Additively Printed Multilayer Substrate Using Aerosol-Jet Technique

Abstract

Abstract Printing technologies, such as aerosol-jet, open possibilities of miniaturizing interconnects and designing circuits on nonplanar surfaces. Aerosol-jet is a direct-printing technique that provides an alternative manufacturing option to traditional subtractive methods that entail lithography or etching. Additionally, the aerosol-jet technique allows the circuits fabrication using noncontact method. Wide impact areas range from healthcare to wearables to future automotive applications. The aerosol-jet printer from Optomec utilized in this study consists of two types of atomizers, depending on ink viscosity.

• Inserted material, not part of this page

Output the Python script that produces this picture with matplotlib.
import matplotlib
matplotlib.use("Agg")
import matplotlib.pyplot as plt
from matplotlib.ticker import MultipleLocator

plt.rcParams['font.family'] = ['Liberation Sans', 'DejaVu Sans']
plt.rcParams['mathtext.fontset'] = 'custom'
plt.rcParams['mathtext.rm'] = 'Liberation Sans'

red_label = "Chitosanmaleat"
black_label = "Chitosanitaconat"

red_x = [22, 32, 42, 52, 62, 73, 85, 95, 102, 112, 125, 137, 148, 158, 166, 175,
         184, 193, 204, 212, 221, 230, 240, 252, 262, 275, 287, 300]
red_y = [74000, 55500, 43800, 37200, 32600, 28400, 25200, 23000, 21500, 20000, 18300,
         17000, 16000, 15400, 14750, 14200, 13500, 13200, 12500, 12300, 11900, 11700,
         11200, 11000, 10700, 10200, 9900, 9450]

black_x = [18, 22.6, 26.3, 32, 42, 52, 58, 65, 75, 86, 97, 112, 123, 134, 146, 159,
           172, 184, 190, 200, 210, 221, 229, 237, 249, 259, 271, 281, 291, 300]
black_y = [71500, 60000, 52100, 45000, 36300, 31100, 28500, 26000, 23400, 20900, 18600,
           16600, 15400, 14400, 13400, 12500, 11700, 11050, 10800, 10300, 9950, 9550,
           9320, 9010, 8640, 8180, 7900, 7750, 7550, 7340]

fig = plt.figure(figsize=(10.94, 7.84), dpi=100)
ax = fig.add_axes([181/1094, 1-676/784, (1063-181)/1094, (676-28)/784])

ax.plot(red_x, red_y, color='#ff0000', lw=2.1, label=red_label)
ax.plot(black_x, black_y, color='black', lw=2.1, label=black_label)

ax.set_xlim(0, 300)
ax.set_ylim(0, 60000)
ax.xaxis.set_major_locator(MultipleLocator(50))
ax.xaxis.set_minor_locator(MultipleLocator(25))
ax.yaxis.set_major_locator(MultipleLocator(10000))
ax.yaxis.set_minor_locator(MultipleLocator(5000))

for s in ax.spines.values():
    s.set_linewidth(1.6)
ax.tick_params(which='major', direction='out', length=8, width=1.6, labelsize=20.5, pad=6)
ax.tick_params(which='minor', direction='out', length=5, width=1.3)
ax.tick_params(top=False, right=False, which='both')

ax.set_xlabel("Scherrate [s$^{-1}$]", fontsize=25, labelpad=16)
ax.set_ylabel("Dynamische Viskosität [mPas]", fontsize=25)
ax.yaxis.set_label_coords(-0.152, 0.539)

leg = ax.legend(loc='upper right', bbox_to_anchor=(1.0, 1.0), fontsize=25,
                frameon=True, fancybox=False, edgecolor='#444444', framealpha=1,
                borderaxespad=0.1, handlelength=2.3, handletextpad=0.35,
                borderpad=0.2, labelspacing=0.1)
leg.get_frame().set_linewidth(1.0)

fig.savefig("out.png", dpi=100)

The ultrasonic atomizer, supports ink with a viscosity range of 1–5 cP, and the pneumatic atomizer that has a larger range of 1–1000 cP. This paper focuses on utilizing the aerosol-jet technique, using both atomizers to develop process parameters, in order to successfully print bimaterial, multilayer circuitry. The insulating material between two conductive lines used in the paper is of very high viscosity of 350 cP, which is suitable for the pneumatic atomizer and silver nanoparticle ink with comparatively low viscosity of 30 cP for the ultrasonic atomizer as a conductive ink. This paper also presents a statistical modeling approach that predicts line attributes, including microvia-diameter, before starting the print process, enabling us to pre-adjust the dimensions in computer-aided design for the desired output. Process parameters can obtain a fine print with satisfactory electrical properties, which develops improved dimensional accuracy. The importance of precleaning the substrate in addition to the printing process efficiency gaged as a function of process capability index and process capability ratio is also presented.